Monday, May 31, 2010

Honoring Our Fallen Heros

Today I honor all those who have made the ultimate sacrifice. May you rest in peace.

Fading light dims the sight
And a star gems the sky, gleaming bright
From afar drawing nigh,
Falls the night.

Day is done, gone the sun
From the lakes, from the hills, from the skies
All is well, safely rest;
God is nigh.

Then goodnight, peaceful night;
Till the light of the dawn shineth bright.
God is near, do not fear,
Friend, goodnight.

Friday, May 21, 2010

What's wrong with cell phone contracts

AT&T announced today their plans to significantly raise their early termination fees (ETF) on smart phones. Of course, this is messed up! Now they claim that they have these fees to recoup the cost they incur by subsidizing the cost of the phone to make them more affordable for consumers. The truth, of course, is that they're just money hungry and they prey on our insatiable need for the latest gadget. I don't begrudge them their right to make money but customers are supposed to come first.

There are two simple options the cell phone companies could employ to make the ETF more reasonable and fair to consumers.

Option 1

This option involves a bit of calculation. The cost of the subsidy plus a reasonable profit margin (10%) = the ETF. Furthermore, the ETF is then divided by the term of the contract and for each month completed, that amount is subtracted.

Here's an example
AT&T's Cost to Apple$500
Phone's cost to Consmuer$200
Subsidy paid by AT&T$300
Reasonable Profit$50
Total Subsidy/ETF$350
Amount deducted each month of a 24 month contract$14.58

So, let's say you complete 9 months of your contract and you've had enough. Your early termination fee would be $218.75

Option 2

This option is really an extension of the firstTake the phone back. AT&T can refurbish and resell that same phone for $150. It costs maybe $50 on average to refurb the phone. So, give the consumer a $50 credit for the phone, which comes off the top of the ETF. Additionally, the phone company gets to make another $50 on the phone.

This isn't rocket science.

Thursday, March 25, 2010

Macs are no more secure than PCs

In the news today is yet ANOTHER example that Macs are no more secure than PCs. It is just as easy for a Mac to be hacked as a PC. I admit, there is less risk of falling prey to a cyber attack on a Mac but Macs are not less vulnerable. There is nothing magical (or even scientific) about Macs or Safari that make them impervious to exploitation.

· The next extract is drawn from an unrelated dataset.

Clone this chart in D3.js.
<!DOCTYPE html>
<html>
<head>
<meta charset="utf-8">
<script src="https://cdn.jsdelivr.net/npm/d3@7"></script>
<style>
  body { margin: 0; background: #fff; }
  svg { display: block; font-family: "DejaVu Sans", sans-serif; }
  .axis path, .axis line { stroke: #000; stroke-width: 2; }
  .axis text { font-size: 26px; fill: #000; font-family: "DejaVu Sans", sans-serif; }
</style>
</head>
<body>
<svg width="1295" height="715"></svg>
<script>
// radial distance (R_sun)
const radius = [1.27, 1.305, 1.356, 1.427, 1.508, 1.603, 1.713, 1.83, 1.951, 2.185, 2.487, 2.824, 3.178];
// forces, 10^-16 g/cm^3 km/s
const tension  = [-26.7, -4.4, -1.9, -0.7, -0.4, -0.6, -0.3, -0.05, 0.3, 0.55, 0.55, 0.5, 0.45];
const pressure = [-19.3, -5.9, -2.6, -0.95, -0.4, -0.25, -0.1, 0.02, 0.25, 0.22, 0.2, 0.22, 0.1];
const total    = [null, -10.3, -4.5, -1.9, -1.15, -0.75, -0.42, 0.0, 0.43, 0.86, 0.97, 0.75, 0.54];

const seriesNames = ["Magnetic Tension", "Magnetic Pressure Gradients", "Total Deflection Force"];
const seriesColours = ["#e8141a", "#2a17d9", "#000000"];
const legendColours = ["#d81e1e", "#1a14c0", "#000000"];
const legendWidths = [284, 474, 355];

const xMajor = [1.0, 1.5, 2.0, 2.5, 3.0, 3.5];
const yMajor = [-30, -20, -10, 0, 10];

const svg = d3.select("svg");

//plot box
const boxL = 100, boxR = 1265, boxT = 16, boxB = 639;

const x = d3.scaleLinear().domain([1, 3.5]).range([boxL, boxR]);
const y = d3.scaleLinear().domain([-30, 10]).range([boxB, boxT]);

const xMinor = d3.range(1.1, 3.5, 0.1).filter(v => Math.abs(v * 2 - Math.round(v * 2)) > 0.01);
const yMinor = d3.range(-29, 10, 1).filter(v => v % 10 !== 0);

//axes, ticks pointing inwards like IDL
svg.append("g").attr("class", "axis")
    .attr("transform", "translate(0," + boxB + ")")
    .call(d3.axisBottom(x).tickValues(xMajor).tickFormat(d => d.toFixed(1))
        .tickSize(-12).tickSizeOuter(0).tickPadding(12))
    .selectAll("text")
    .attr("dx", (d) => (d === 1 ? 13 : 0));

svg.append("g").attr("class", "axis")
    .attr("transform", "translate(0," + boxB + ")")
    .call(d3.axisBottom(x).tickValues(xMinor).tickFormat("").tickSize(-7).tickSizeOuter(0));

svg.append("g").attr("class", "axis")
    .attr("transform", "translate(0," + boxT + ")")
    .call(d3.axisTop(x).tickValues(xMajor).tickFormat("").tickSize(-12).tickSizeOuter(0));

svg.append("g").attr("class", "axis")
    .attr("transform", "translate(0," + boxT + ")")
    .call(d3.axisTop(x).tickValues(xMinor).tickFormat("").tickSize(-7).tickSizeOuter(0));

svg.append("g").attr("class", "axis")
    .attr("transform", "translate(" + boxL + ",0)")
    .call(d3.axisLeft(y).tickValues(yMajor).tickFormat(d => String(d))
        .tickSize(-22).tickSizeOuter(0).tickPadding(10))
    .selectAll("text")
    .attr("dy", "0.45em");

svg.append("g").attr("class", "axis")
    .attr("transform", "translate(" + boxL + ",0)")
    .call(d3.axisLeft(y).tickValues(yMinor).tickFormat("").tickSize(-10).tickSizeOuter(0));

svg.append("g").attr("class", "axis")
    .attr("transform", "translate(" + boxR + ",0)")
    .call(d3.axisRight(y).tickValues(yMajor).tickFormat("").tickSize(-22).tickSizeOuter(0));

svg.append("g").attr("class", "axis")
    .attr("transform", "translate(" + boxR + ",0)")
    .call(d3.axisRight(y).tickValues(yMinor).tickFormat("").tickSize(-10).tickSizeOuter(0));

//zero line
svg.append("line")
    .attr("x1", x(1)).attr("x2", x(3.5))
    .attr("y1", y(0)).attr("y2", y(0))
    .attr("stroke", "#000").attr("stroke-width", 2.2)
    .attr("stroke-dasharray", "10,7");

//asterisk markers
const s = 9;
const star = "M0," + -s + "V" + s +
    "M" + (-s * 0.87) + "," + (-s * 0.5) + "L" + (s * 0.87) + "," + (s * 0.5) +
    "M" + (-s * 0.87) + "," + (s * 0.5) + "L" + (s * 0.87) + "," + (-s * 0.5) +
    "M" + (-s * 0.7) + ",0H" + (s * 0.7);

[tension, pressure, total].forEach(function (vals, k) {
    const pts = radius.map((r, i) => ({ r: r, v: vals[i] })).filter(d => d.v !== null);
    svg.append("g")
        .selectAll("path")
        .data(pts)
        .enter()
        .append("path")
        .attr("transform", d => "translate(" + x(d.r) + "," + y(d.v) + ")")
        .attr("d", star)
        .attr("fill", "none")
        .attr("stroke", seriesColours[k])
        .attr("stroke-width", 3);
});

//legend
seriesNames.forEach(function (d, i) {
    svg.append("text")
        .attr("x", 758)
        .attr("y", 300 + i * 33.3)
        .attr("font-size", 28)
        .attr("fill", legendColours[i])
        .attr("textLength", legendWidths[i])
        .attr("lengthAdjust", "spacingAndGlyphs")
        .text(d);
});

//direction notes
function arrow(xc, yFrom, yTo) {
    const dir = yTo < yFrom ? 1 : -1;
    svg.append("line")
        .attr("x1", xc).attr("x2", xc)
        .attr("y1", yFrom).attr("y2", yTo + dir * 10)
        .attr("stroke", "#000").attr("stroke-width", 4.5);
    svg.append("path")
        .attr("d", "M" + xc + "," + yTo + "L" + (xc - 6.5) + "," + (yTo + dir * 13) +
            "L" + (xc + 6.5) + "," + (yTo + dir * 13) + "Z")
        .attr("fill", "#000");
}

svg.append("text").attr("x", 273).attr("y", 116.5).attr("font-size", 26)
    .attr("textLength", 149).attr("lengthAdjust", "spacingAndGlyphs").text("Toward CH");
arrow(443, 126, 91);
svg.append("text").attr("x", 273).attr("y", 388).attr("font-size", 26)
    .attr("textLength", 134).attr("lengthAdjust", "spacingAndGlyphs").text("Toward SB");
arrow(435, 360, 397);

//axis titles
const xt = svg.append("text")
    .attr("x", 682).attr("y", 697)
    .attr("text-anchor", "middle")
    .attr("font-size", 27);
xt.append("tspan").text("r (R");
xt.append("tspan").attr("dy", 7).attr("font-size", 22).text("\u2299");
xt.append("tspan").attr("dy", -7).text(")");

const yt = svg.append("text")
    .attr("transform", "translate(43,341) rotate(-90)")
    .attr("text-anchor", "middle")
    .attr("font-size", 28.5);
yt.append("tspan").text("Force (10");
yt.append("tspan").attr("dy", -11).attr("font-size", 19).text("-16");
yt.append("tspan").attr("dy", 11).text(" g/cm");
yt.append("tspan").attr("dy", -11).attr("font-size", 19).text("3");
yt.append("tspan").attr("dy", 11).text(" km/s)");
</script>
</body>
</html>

The difference between the two is market share. Apple has roughly an 8% market share in the US. That means 92% of computers ARE NOT Macs. In other words, the world runs on PC's. So, if you are a nefarious person wishing to profit either financially or through some sick pleasure by writing viruses and exploiting computers, who will you go after? PC's of course! You'll go after the biggest group to impact the most number of people possible.

So Mac people, you really ought to get off your high horse because one day, you're probably going to be sorry that you weren't more conscious about security than just playing the odds.